His poetry also comes to him in flashes. "It's not something I'm really in control of," he says. "I find it very easy and straightforward to write critical or art historical prose. I just sit down and I'm clear in my head about what I want to say. Poetry is much more a question of inspiration and there are times when it starts to come. The one rule I have in my life has been that when that happens, when I think I can do it, I drop everything else. I mean everything. When I was teaching and had to cut a class, I would cut a class. That was my priority."
But the poems still have to be refined. "Intensity without formal perfection is just some kind of shouting, or whining," Fried says. The intensity needs to be channeled into something that feels "absolutely right," which Fried also finds in the artists he respects, like Jeff Wall or Thomas Demand. "I've been very consistent over the past 50 years about the qualities I admire in art and they all have to do with some kind of absolute motivated-ness.
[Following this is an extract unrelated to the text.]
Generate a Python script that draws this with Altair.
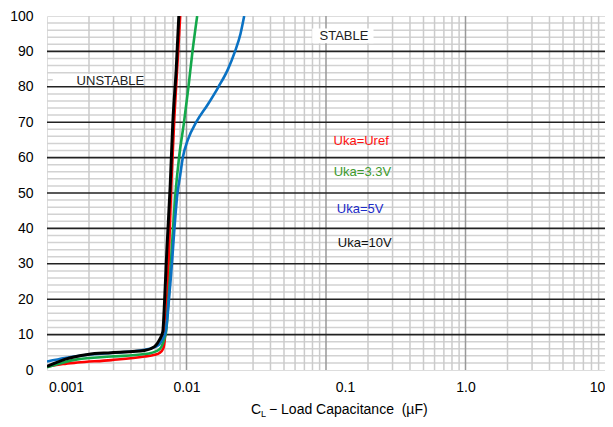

Everything should be called for," he says, adding that poetry is like building a sculpture, which is done part-by-part.
Many of the poems in his new book have an elegiac feel, which a friend, the literary critic Walter Benn Michaels, pointed out to Fried. "What struck him was that there was a sense of a world—my world—in the book, and part of that world is that, at this point, I'm not 25 anymore," Fried says. "A lot of people who have meant a lot to me aren't around anymore." Among them are the writers Ian Hamilton and Allen Grossman and the composer Seymour Shifrin (both have inspired poems).
The melancholic tone also comes through in James Welling's accompanying photographs, which have not been published elsewhere. Fried says the pictures give the book a kind of "density" and preserve it from disappearing. "When you bring out a book of poems, it's very much a non-event, as if you wrote it in the middle of the night and let it off the boat," he says. "It just sinks to the bottom." But with Welling as a collaborator, the book "has an existence in the world".
As with his criticism and his historical writing, Fried is concerned most of all with tapping into a long tradition. "It's all closely related to high Modernism, which was supposed to have been totally blown away," he says. "Of course, my allegiance to it never waivered. And those essential values have never really gone away."